▶ **Data in this exercise**:
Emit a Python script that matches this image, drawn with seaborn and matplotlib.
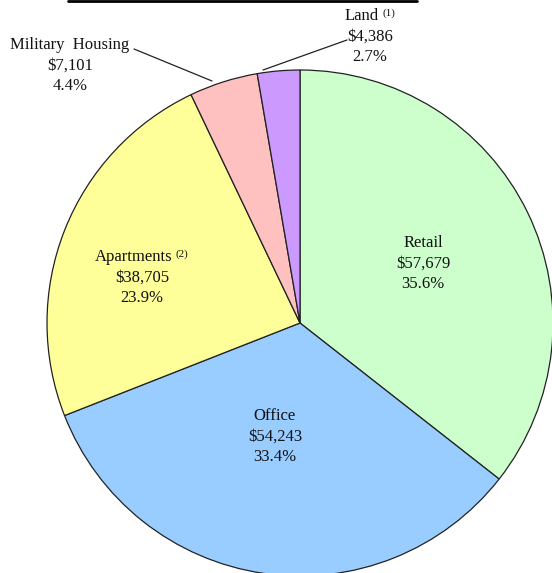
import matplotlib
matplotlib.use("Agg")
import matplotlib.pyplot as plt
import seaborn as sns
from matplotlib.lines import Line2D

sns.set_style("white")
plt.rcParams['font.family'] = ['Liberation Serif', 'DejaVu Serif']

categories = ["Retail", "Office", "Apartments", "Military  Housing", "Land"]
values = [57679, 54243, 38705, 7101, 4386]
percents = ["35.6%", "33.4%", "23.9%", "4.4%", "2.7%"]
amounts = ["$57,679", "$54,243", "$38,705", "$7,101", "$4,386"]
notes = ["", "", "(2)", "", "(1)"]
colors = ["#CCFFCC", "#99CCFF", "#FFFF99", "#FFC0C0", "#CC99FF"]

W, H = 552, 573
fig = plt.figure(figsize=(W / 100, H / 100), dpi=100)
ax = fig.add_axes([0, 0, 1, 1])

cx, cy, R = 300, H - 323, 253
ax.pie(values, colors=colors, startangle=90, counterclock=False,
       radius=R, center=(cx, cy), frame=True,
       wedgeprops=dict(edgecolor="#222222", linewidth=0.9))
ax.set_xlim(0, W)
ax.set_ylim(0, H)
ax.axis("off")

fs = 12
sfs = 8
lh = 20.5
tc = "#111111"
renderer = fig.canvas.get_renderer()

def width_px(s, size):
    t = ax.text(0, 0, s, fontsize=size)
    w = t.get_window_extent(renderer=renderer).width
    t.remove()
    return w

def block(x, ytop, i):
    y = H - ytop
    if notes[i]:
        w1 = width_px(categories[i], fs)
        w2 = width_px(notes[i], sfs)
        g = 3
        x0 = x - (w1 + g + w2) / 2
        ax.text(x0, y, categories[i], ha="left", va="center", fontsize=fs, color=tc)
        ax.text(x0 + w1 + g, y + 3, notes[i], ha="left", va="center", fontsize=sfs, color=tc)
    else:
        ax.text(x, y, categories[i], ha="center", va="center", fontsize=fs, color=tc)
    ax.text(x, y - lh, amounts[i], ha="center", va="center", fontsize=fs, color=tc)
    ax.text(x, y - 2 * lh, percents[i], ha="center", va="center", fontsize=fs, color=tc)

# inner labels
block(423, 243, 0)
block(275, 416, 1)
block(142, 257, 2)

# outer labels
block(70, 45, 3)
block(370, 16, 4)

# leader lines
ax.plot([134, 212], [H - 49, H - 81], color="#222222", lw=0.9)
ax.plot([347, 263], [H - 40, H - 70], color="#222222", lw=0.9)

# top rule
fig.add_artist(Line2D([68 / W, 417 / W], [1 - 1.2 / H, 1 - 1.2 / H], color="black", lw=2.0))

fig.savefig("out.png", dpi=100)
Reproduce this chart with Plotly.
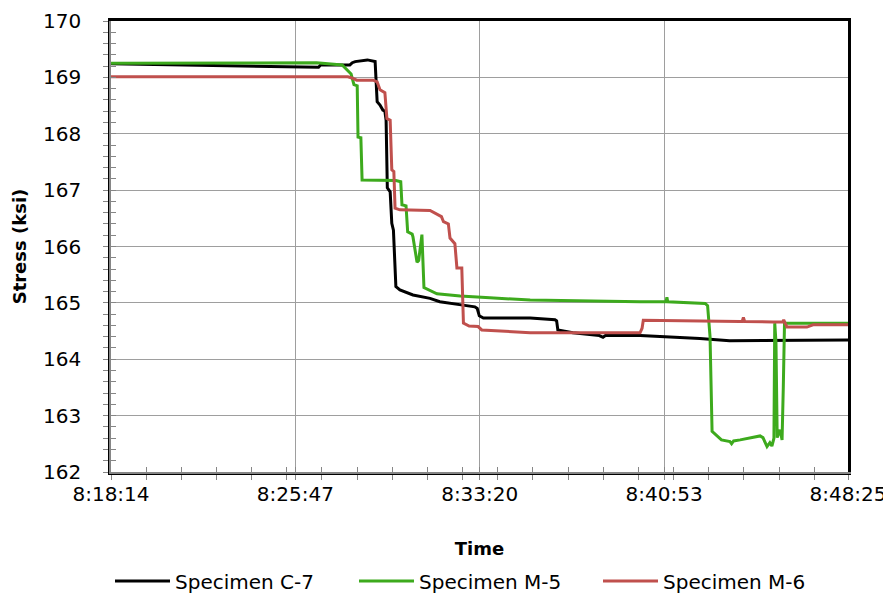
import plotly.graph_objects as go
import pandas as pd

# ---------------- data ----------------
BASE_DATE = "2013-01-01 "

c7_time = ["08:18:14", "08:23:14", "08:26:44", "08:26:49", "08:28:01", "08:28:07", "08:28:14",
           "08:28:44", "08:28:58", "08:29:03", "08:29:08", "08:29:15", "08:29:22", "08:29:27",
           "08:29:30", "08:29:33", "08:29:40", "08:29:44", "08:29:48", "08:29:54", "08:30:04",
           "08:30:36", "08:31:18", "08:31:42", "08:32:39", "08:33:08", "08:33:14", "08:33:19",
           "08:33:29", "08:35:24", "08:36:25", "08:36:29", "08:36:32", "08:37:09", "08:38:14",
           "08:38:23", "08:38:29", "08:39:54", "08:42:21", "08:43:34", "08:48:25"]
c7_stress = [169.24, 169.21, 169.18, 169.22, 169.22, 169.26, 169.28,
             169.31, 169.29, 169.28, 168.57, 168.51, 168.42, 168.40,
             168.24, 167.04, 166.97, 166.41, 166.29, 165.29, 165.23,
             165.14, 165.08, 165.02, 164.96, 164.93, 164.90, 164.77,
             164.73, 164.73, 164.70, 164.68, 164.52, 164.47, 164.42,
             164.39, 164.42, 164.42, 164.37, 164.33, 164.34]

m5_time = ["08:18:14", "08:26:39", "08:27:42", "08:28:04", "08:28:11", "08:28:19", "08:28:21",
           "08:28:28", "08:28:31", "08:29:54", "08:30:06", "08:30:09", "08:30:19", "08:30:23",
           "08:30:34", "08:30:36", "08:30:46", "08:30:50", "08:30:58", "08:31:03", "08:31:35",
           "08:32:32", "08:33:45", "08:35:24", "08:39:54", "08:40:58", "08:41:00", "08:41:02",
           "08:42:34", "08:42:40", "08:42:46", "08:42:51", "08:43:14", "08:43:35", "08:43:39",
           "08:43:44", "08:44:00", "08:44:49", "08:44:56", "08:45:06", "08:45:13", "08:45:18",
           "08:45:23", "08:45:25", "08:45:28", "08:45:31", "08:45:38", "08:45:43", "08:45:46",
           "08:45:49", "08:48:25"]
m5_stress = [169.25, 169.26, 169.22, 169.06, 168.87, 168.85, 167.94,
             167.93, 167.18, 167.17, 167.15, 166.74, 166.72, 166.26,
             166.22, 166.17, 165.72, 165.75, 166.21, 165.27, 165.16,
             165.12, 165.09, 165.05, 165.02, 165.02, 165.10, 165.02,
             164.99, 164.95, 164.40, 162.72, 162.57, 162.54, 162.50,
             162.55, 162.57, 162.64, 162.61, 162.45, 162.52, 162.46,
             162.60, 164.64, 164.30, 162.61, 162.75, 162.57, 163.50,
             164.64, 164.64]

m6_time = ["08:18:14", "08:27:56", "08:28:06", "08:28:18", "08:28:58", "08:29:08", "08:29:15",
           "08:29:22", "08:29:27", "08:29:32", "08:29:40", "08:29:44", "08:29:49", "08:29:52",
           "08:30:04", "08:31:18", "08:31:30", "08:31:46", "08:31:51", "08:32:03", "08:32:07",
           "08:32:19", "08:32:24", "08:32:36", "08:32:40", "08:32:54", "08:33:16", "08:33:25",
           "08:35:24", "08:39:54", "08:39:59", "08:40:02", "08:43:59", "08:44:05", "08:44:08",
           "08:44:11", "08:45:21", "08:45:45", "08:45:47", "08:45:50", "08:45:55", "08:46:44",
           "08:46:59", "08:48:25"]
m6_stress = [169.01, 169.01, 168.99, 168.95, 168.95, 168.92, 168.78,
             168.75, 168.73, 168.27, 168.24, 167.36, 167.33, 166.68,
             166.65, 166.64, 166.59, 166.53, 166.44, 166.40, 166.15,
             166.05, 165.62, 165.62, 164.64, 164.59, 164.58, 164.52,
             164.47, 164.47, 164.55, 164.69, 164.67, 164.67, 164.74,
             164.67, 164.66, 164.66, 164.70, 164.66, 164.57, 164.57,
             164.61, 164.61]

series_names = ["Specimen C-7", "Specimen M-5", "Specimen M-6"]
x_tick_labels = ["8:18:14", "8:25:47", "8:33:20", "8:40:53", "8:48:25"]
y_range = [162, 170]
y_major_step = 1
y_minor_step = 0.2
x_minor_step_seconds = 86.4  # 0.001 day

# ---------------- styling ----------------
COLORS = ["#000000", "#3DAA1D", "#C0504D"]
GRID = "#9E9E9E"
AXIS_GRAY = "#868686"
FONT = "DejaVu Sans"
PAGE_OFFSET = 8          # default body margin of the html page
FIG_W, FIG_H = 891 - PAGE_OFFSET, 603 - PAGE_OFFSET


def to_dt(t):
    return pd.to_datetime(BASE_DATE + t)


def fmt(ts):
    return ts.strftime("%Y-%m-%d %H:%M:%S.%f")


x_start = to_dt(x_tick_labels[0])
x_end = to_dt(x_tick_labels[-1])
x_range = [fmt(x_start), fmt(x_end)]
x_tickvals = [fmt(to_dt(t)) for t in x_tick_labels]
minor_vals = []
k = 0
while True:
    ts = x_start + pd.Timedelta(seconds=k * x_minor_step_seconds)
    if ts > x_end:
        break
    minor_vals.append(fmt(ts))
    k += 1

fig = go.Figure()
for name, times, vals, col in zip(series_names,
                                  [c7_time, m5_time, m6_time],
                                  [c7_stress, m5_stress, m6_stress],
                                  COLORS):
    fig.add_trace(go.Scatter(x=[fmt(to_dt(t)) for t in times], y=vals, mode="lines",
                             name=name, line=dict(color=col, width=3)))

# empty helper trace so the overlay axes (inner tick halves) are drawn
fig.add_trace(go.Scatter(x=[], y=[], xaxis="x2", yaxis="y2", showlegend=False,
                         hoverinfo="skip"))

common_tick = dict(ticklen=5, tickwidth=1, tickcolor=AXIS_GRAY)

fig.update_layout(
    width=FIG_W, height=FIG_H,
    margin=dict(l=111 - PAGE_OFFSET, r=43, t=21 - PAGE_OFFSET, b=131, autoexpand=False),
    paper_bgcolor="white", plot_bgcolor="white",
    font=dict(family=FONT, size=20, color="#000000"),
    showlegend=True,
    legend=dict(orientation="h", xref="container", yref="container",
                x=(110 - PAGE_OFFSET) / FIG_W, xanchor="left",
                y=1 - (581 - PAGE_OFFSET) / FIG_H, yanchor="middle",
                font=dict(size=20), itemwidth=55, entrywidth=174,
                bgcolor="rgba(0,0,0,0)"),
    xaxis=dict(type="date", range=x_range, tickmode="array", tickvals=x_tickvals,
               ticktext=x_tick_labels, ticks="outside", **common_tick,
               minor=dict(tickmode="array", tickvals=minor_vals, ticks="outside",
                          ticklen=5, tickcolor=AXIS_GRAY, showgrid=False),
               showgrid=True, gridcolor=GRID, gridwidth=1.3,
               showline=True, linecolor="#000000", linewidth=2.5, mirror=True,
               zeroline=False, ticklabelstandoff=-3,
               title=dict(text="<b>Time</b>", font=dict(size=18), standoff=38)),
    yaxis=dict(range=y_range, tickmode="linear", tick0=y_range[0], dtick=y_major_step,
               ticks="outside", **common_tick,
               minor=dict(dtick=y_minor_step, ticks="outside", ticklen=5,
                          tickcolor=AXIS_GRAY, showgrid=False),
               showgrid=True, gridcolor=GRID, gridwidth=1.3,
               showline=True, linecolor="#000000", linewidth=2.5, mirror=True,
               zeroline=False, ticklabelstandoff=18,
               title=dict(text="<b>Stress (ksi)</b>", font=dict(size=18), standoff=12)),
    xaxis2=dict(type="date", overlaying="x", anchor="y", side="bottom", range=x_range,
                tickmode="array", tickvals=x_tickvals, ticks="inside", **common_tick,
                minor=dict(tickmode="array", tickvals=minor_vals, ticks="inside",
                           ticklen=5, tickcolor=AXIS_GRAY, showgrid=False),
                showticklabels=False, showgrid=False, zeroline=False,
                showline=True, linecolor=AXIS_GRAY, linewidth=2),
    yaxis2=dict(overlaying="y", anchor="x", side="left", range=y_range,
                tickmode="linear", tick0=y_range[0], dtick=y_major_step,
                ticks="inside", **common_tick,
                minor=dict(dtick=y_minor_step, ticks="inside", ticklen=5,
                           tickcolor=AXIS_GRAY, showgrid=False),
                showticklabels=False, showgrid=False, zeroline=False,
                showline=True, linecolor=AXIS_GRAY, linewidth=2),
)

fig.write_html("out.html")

▶ **Problem to work on**:
Repeat exactly the lines from the start of the entries down to the line with "from matplotlib.lines import Line2D", keeping both ends but none of the pictures.

▶ **Solved exercise**:
Emit a Python script that matches this image, drawn with seaborn and matplotlib.
import matplotlib
matplotlib.use("Agg")
import matplotlib.pyplot as plt
import seaborn as sns
from matplotlib.lines import Line2D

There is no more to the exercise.